Third, the customers’ benefit from the products is significant both in material terms (their earnings, savings, pensions), as well as in psychological terms (financial and psychological security and, well, the knowledge of not being robbed by their financial service).
This means that financial communications are governed by different rules than general comms. The scope for undue influence and misinformation is considerably greater, as are the consequences – this isn’t just buying shampoo. Techniques that we can only call manipulative, such as decoy effect and social norms messaging, have already been prohibited in the Financial Conduct Authority guidance (the most recent one here), given that they can be used for customers’ gain and loss alike. Yet, even though most high-street financial services are now aware of this, they fall into a different trap all too often. For instance, letters to customers tend to be filled with jargon, include all relevant information in one bulk, then the less relevant information, with compliance regulations, exemptions and factsheets on top of it. In colourful booklets, the graphic side rarely works to support the content, even though it carries a lot of potential to aid visual and associative memory. From our research we know that this too influences the customer, bringing about poor comprehension, low action-tendency, and high confusion.
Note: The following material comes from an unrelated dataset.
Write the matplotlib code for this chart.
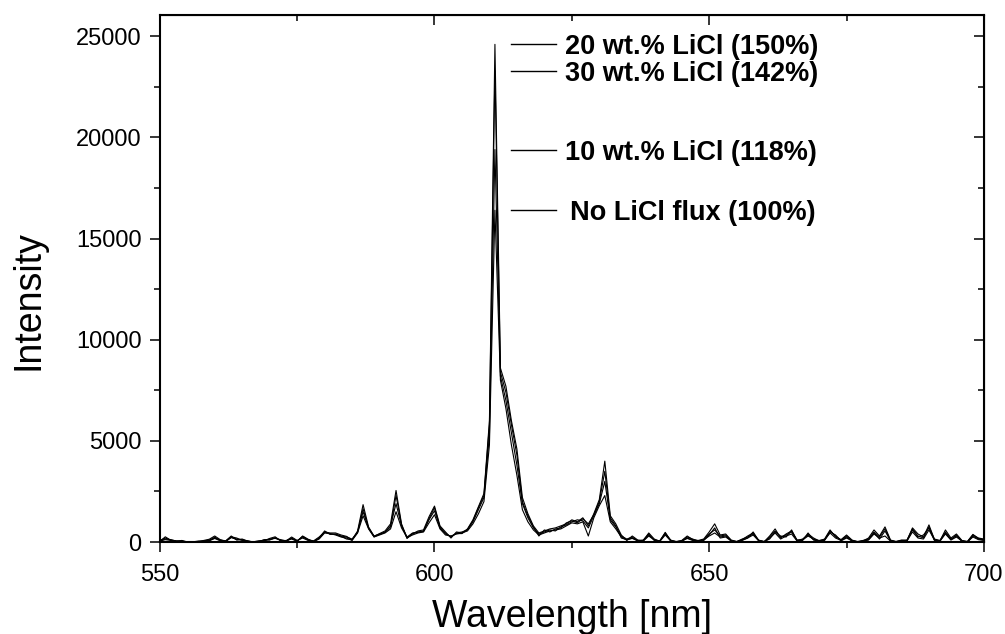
import numpy as np
import matplotlib.pyplot as plt
from matplotlib.ticker import MultipleLocator

plt.rcParams['font.family'] = ['Liberation Sans', 'DejaVu Sans']

# wavelength grid, 1 nm steps
wavelength = np.arange(550, 701)

# emission spectra (550..700 nm)
no_licl = [
    50, 120, 80, 40, 60, 0, 0, 20, 60, 100,              # 550-559
    240, 80, 30, 220, 150, 100, 60, 0, 30, 80,           # 560-569
    120, 200, 90, 40, 200, 60, 250, 100, 20, 150,        # 570-579
    450, 420, 350, 250, 200, 80, 450, 1300, 650, 250,    # 580-589
    350, 450, 650, 1500, 700, 220, 350, 450, 500, 950,   # 590-599
    1350, 650, 350, 300, 400, 450, 550, 900, 1400, 2000,  # 600-609
    4800, 16400, 8000, 6600, 4800, 3300, 1600, 1000, 600, 350,  # 610-619
    450, 550, 600, 650, 800, 950, 900, 1000, 300, 1200,  # 620-629
    1800, 2300, 1000, 650, 250, 100, 200, 80, 50, 300,   # 630-639
    100, 30, 350, 50, 0, 40, 200, 100, 60, 100,          # 640-649
    300, 450, 250, 300, 50, 0, 100, 200, 350, 60,        # 650-659
    0, 200, 450, 150, 300, 400, 50, 100, 300, 150,       # 660-669
    50, 100, 450, 200, 80, 250, 50, 0, 50, 100,          # 670-679
    400, 200, 300, 50, 0, 60, 50, 500, 200, 150,         # 680-689
    600, 100, 50, 400, 100, 250, 50, 0, 300, 150,        # 690-699
    100,                                                 # 700
]
licl_10 = [
    80, 200, 100, 60, 30, 0, 10, 50, 30, 60,
    180, 60, 60, 300, 100, 120, 30, 10, 60, 50,
    180, 260, 60, 80, 150, 40, 300, 140, 40, 200,
    550, 380, 400, 300, 250, 150, 500, 1500, 700, 300,
    400, 500, 800, 1900, 800, 250, 450, 500, 550, 1100,
    1550, 700, 450, 250, 450, 500, 600, 1000, 1600, 2200,
    5300, 19400, 8200, 7000, 5400, 3800, 1900, 1200, 700, 400,
    500, 600, 550, 750, 850, 1000, 1100, 1050, 700, 1300,
    1900, 3000, 1100, 750, 300, 150, 250, 50, 100, 400,
    80, 60, 450, 80, 20, 60, 250, 150, 50, 120,
    400, 600, 300, 350, 80, 20, 150, 250, 400, 100,
    20, 250, 550, 250, 350, 500, 80, 150, 350, 120,
    80, 120, 550, 300, 100, 300, 80, 20, 80, 150,
    500, 250, 650, 80, 20, 80, 100, 650, 300, 200,
    750, 150, 80, 500, 150, 300, 60, 20, 350, 200,
    150,
]
licl_20 = [
    30, 260, 90, 30, 80, 10, 0, 30, 80, 140,
    300, 120, 50, 260, 200, 80, 40, 20, 40, 100,
    150, 180, 120, 60, 250, 80, 200, 80, 60, 250,
    500, 450, 450, 350, 280, 100, 550, 1850, 750, 280,
    420, 550, 900, 2550, 900, 200, 400, 550, 600, 1250,
    1780, 800, 500, 200, 500, 450, 650, 1100, 1750, 2400,
    6000, 24600, 8600, 7700, 6000, 4600, 2200, 1400, 800, 450,
    550, 650, 700, 800, 900, 1100, 1000, 1200, 800, 1400,
    2100, 4000, 1300, 900, 350, 80, 300, 100, 80, 450,
    150, 40, 400, 100, 10, 80, 300, 120, 80, 150,
    500, 900, 350, 400, 100, 30, 120, 300, 450, 80,
    10, 300, 650, 200, 400, 550, 100, 120, 400, 200,
    60, 150, 600, 250, 120, 350, 100, 10, 60, 200,
    600, 300, 750, 100, 30, 100, 80, 700, 400, 250,
    850, 120, 60, 600, 200, 400, 80, 30, 380, 180,
    120,
]
licl_30 = [
    60, 150, 120, 50, 40, 0, 20, 10, 40, 80,
    200, 100, 40, 240, 120, 150, 50, 0, 20, 120,
    100, 220, 70, 50, 180, 50, 280, 120, 30, 180,
    480, 400, 380, 280, 150, 120, 480, 1650, 680, 260,
    380, 480, 750, 2300, 850, 180, 420, 480, 520, 1150,
    1700, 750, 400, 280, 420, 420, 620, 1050, 1700, 2300,
    5800, 23300, 8400, 7400, 5800, 4300, 2000, 1300, 750, 300,
    600, 500, 650, 700, 950, 1050, 950, 1150, 900, 1350,
    2000, 3500, 1200, 800, 200, 120, 180, 60, 60, 350,
    120, 50, 480, 60, 30, 50, 180, 80, 40, 80,
    350, 700, 200, 250, 60, 10, 80, 200, 500, 80,
    30, 150, 500, 300, 250, 600, 60, 80, 450, 100,
    40, 80, 500, 350, 60, 200, 60, 30, 40, 120,
    450, 150, 550, 60, 10, 50, 60, 600, 250, 350,
    700, 80, 40, 450, 120, 350, 40, 10, 250, 120,
    80,
]

series = [no_licl, licl_10, licl_20, licl_30]
labels = ["No LiCl flux (100%)", "10 wt.% LiCl (118%)",
          "20 wt.% LiCl (150%)", "30 wt.% LiCl (142%)"]

fig = plt.figure(figsize=(10.05, 6.34), dpi=100)
ax = fig.add_axes([0.159, 0.145, 0.820, 0.831])

for s in series:
    ax.plot(wavelength, s, color='black', lw=0.8)

# labels next to the peak heights
for s, lab in zip(series, labels):
    top = max(s)
    x0 = 623.8 if not lab.startswith("No") else 624.6
    ax.plot([614, 622.2], [top, top], color='black', lw=1.0)
    ax.text(x0, top - 150, lab, fontsize=19.5, fontweight='bold',
            ha='left', va='center')

ax.set_xlim(550, 700)
ax.set_ylim(0, 26040)
ax.xaxis.set_major_locator(MultipleLocator(50))
ax.xaxis.set_minor_locator(MultipleLocator(25))
ax.yaxis.set_major_locator(MultipleLocator(5000))
ax.yaxis.set_minor_locator(MultipleLocator(2500))

ax.tick_params(which='both', direction='out', width=1.1, labelsize=17,
               top=False, right=False)
ax.tick_params(which='major', length=7)
ax.tick_params(axis='x', which='major', pad=9)
ax.tick_params(axis='y', which='major', pad=6)
ax.tick_params(which='minor', length=4.5)
for sp in ax.spines.values():
    sp.set_linewidth(1.5)

# inward ticks on the top and right edges
axt = ax.secondary_xaxis('top')
axt.xaxis.set_major_locator(MultipleLocator(50))
axt.xaxis.set_minor_locator(MultipleLocator(25))
axt.tick_params(which='both', direction='in', width=1.1, labeltop=False)
axt.tick_params(which='major', length=7)
axt.tick_params(which='minor', length=4.5)
axr = ax.secondary_yaxis('right')
axr.yaxis.set_major_locator(MultipleLocator(5000))
axr.yaxis.set_minor_locator(MultipleLocator(2500))
axr.tick_params(which='both', direction='in', width=1.1, labelright=False)
axr.tick_params(which='major', length=7)
axr.tick_params(which='minor', length=4.5)

ax.set_xlabel("Wavelength [nm]", fontsize=27, labelpad=9)
ax.set_ylabel("Intensity", fontsize=27)
ax.yaxis.set_label_coords(-0.138, 0.46)

fig.savefig("out.png", dpi=100)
In case of financial comms, the behavioural ‘tools’ we can use to counter the negative effects on customer understanding and choices are closer to a technical, bare-bones solution. Understanding that financial customers have a less complex and often shortcut-based mental model of the products and services than their providers is crucial. This has a great impact not only on how the customers understand the communications, but also whether their understanding translates into action. In our primary research, we have explored multiple approaches, and identified a schematic structure as the most powerful to this end.
But most importantly, the technical fixes to financial communications do not mean ‘make things easier’. Equally, they are not at odds with the indispensable legal content, from exemptions to fine print. The key, as we have found, lies in giving the customers the correct mental frame from the very beginning, which checks all the boxes: comprehension, engagement, and action.